With each car I observed, I could count on someone from the team walking up to me and asking me if I had any questions about the car. I could sense their anticipation for me to make some observation or comment about their work. I wandered up to the University of South Florida team, and the captain noticed the PRI logo on my shirt and said they attended the show last year and absolutely loved it. He called the PRI Show the “ultimate candy store” and said that he made great contacts there and formed working relationships with some of the exhibitors, one of which being Brown and Miller Racing Solutions. I would encourage any of my PRI customers to get involved with some of these student programs, as you can get tremendous branding and positive PR mileage for your company. These kids have unbelievable passion, and if you give them a bit of encouragement and support, most will talk about you and your company with high regard when they enter the industry after graduation. You could gain a customer for life.
After leaving the pit area, I went over to the garage area where the technical judging was taking place. Several student team members were locked up one-on-one with technical judges explaining the features of their car. The judges were comprised of some of the racing industry’s finest, and included people such as; Scooter Brothers from Comp Cams, Claude Rouelle from OptimumG, Jason Wahl and Mike O’Neil from Tilton, Jack Burns and Vince Roman from Burns Stainless…and so many more. It was great to see so many people of note in racing giving back to the industry…and you can bet that some of them were on hand to scout new talent for hire, which wasn’t surprising considering the talent on display here.

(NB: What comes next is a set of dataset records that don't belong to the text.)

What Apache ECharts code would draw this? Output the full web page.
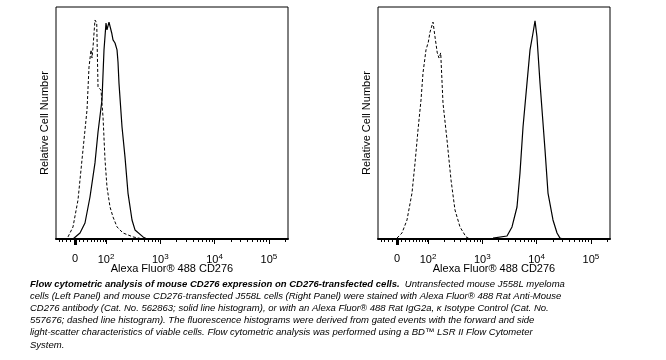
<!DOCTYPE html>
<html><head><meta charset="utf-8">
<script src="https://cdn.jsdelivr.net/npm/echarts@6/dist/echarts.min.js"></script>
<style>html,body{margin:0;padding:0;background:#fff}#c{width:666px;height:360px}</style>
</head><body><div id="c"></div>
<script>
// x values are in axis display units (decades; 10^k -> k, biexponential near zero)
const leftSolidX = [1.392,1.521,1.613,1.705,1.797,1.853,1.926,1.963,2.0,2.018,2.055,2.105,2.129,2.166,2.203,2.221,2.239,2.295,2.35,2.405,2.479,2.534,2.682,2.755];
const leftSolidY = [0,2.6,6.9,18.1,32.8,46.1,59.9,81.5,93.1,90.1,93.5,88.8,85.8,84.5,81.5,76.3,67.2,48.3,35.3,19.8,8.2,3.9,0.9,0];
const leftDashX = [1.30,1.392,1.484,1.576,1.65,1.687,1.724,1.742,1.761,1.797,1.829,1.853,1.908,1.945,1.982,2.018,2.074,2.129,2.203,2.313,2.497,2.682];
const leftDashY = [0.9,5.2,16.8,38.4,55.6,74.1,81.5,78.0,82.8,94.4,93.1,65.5,64.2,52.6,34.1,22.4,13.8,9.5,5.2,2.6,0.9,0];
const rightDashX = [1.429,1.521,1.613,1.705,1.761,1.816,1.871,1.908,1.963,2.006,2.037,2.092,2.129,2.171,2.203,2.234,2.276,2.35,2.424,2.497,2.589,2.70,2.774];
const rightDashY = [0.4,2.6,8.2,19.8,32.8,47.0,59.9,71.6,81.5,84.9,89.2,93.5,87.1,80.2,78.0,80.2,58.6,42.7,25.4,12.5,5.2,0.9,0];
const rightSolidX = [3.197,3.455,3.547,3.639,3.694,3.75,3.823,3.879,3.934,3.971,4.007,4.063,4.118,4.155,4.21,4.302,4.376,4.431,4.49];
const rightSolidY = [0.4,1.3,5.2,13.8,28.4,48.3,67.2,81.5,88.8,94.0,87.1,67.2,50.0,38.4,19.8,8.2,2.6,0.4,0];

const tickLabelValues = [0, 100, 1000, 10000, 100000];
const tickLabelTexts = ['0', '10{s|2}', '10{s|3}', '10{s|4}', '10{s|5}'];
const minorTickValues = [-40,-30,-20,-10,10,20,30,40,50,60,70,80,90,
  200,300,400,500,600,700,800,900,2000,3000,4000,5000,6000,7000,8000,9000,
  20000,30000,40000,50000,60000,70000,80000,90000,200000];
const xAxisName = 'Alexa Fluor® 488 CD276';
const yAxisName = 'Relative Cell Number';
const captionBold = 'Flow cytometric analysis of mouse CD276 expression on CD276-transfected cells.';
const captionLines = [
  '  Untransfected mouse J558L myeloma',
  'cells (Left Panel) and mouse CD276-transfected J558L cells (Right Panel) were stained with Alexa Fluor® 488 Rat Anti-Mouse',
  'CD276 antibody (Cat. No. 562863; solid line histogram), or with an Alexa Fluor® 488 Rat IgG2a, κ Isotype Control (Cat. No.',
  '557676; dashed line histogram). The fluorescence histograms were derived from gated events with the forward and side',
  'light-scatter characteristics of viable cells. Flow cytometric analysis was performed using a BD™ LSR II Flow Cytometer',
  'System.'
];

const XMIN = 1.079, XMAX = 5.352, WB = 26.9;
function pos(v){ if (v >= 100) return Math.log10(v); return Math.log10(v/2 + Math.sqrt(v*v/4 + WB*WB)); }
const majorPos = tickLabelValues.map(pos);
const minorPos = minorTickValues.map(pos).filter(p => p >= XMIN && p <= XMAX);
function fmt(val){
  let best = 0, bd = 1e9;
  majorPos.forEach((p,i)=>{ const d=Math.abs(p-val); if(d<bd){bd=d;best=i;} });
  return tickLabelTexts[best];
}
const FONT = 'Liberation Sans, Arial, sans-serif';
const grids = [{left:56, top:7, width:232, height:232}, {left:378, top:7, width:232, height:232}];
const xAxes = [], yAxes = [];
grids.forEach((g, gi) => {
  xAxes.push({type:'value', gridIndex:gi, position:'bottom', min:XMIN, max:XMAX, name:xAxisName, nameLocation:'middle', nameGap:24,
    nameMoveOverlap:false,
    nameTextStyle:{fontFamily:FONT, fontSize:11, color:'#000'},
    axisLine:{show:true, onZero:false, lineStyle:{color:'#000', width:2}},
    axisTick:{show:true, length:5, lineStyle:{color:'#000', width:1}, customValues: majorPos.slice(1)},
    axisLabel:{show:true, customValues: majorPos, formatter: fmt, margin:14, fontFamily:FONT, fontSize:11, color:'#000',
      rich:{s:{fontSize:8, fontFamily:FONT, color:'#000', verticalAlign:'bottom', padding:[0,0,6,0]}}},
    splitLine:{show:false}});
  xAxes.push({type:'value', gridIndex:gi, position:'bottom', offset:0, min:XMIN, max:XMAX,
    axisLine:{show:false, onZero:false}, axisLabel:{show:false}, splitLine:{show:false},
    axisTick:{show:true, length:3, lineStyle:{color:'#000', width:1}, customValues: minorPos}});
  xAxes.push({type:'value', gridIndex:gi, position:'bottom', offset:0, min:XMIN, max:XMAX,
    axisLine:{show:false, onZero:false}, axisLabel:{show:false}, splitLine:{show:false},
    axisTick:{show:true, length:6, lineStyle:{color:'#000', width:3}, customValues: [majorPos[0]]}});
  yAxes.push({type:'value', gridIndex:gi, min:0, max:100, name:yAxisName, nameLocation:'middle', nameGap:6,
    nameTextStyle:{fontFamily:FONT, fontSize:11, color:'#000'},
    axisLine:{show:false}, axisTick:{show:false}, axisLabel:{show:false}, splitLine:{show:false}});
});
function series(xs, ys, gi, dashed){
  return {type:'line', xAxisIndex:gi*3, yAxisIndex:gi, data: xs.map((x,i)=>[x, ys[i]]), showSymbol:false, symbol:'none',
    lineStyle:{color:'#000', width: dashed?1:1.2, type: dashed?[3,2]:'solid'}, animation:false, z:3};
}
const graphics = [];
const capX = 30, capY0 = 285, capDy = 12.2, CAPFS = 9.5;
graphics.push({type:'text', left:capX, top:capY0-6, style:{
  text:'{b|'+captionBold+'}{n|'+captionLines[0]+'}',
  rich:{b:{fontFamily:FONT, fontSize:CAPFS, fontStyle:'italic', fontWeight:'bold', fill:'#000'},
        n:{fontFamily:FONT, fontSize:CAPFS, fontStyle:'italic', fill:'#000'}}}});
for (let i=1;i<captionLines.length;i++){
  graphics.push({type:'text', left:capX, top:capY0-6+i*capDy, style:{text:captionLines[i], fontFamily:FONT, fontSize:CAPFS, fontStyle:'italic', fill:'#000'}});
}
const chart = echarts.init(document.getElementById('c'), null, {renderer:'canvas'});
chart.setOption({
  animation:false, backgroundColor:'#fff',
  grid: grids.map(g=>Object.assign({show:true, borderColor:'#000', borderWidth:1, backgroundColor:'transparent'}, g)),
  xAxis: xAxes, yAxis: yAxes,
  series:[series(leftDashX,leftDashY,0,true), series(leftSolidX,leftSolidY,0,false),
          series(rightDashX,rightDashY,1,true), series(rightSolidX,rightSolidY,1,false)],
  graphic: graphics
});
</script></body></html>
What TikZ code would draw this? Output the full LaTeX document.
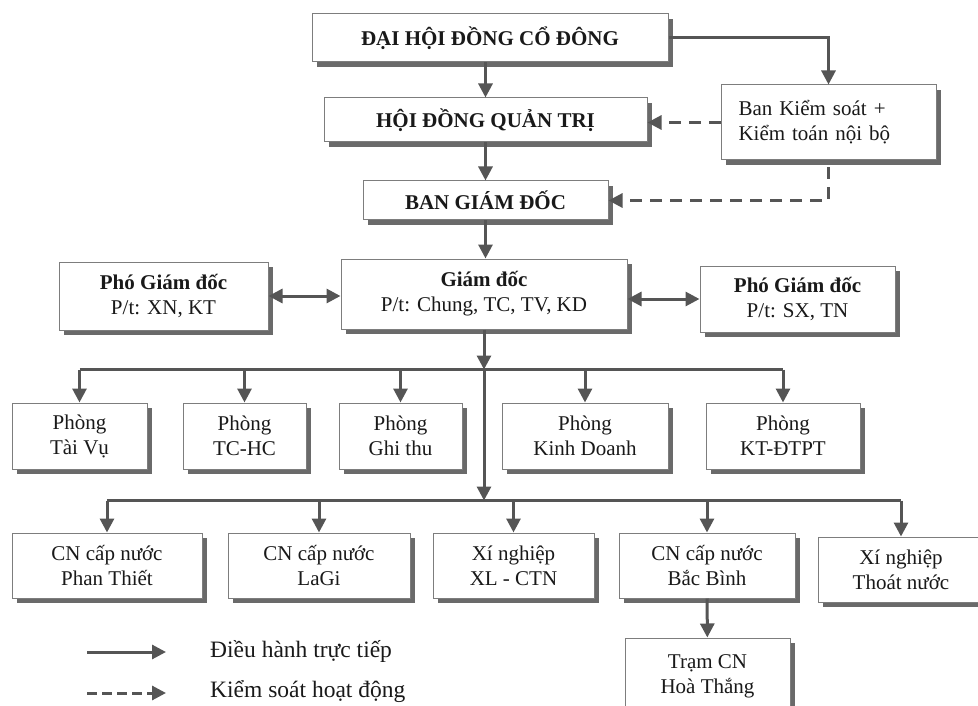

Although I was a first year rookie this year with the FSAE West, it was an honor to be invited as a judge, and I felt that I was able to contribute some business insight about racing and help enrich the students’ experience. I would like to thank Dean Case of Mazdaspeed, who is the FSAE West event presentation captain. I think you would be hard pressed to find a harder working PR man in motorsports than Dean Case…he’s everywhere! I would also like to thank Corena Dusek and my co-panelists for an enjoyable day. It was quit an impressive team, with many industry contributions in their various careers. Next year, the FSAE West will be moving to Lincoln Nebraska, but there is talk about FSAE Baja coming to California in the next year or so. I plan to help out however I can, and would encourage others in the racing industry to participate. It’s a great chance to give back to the next generation of motorsports engineers, and it’s a rewarding experience, personally, as well.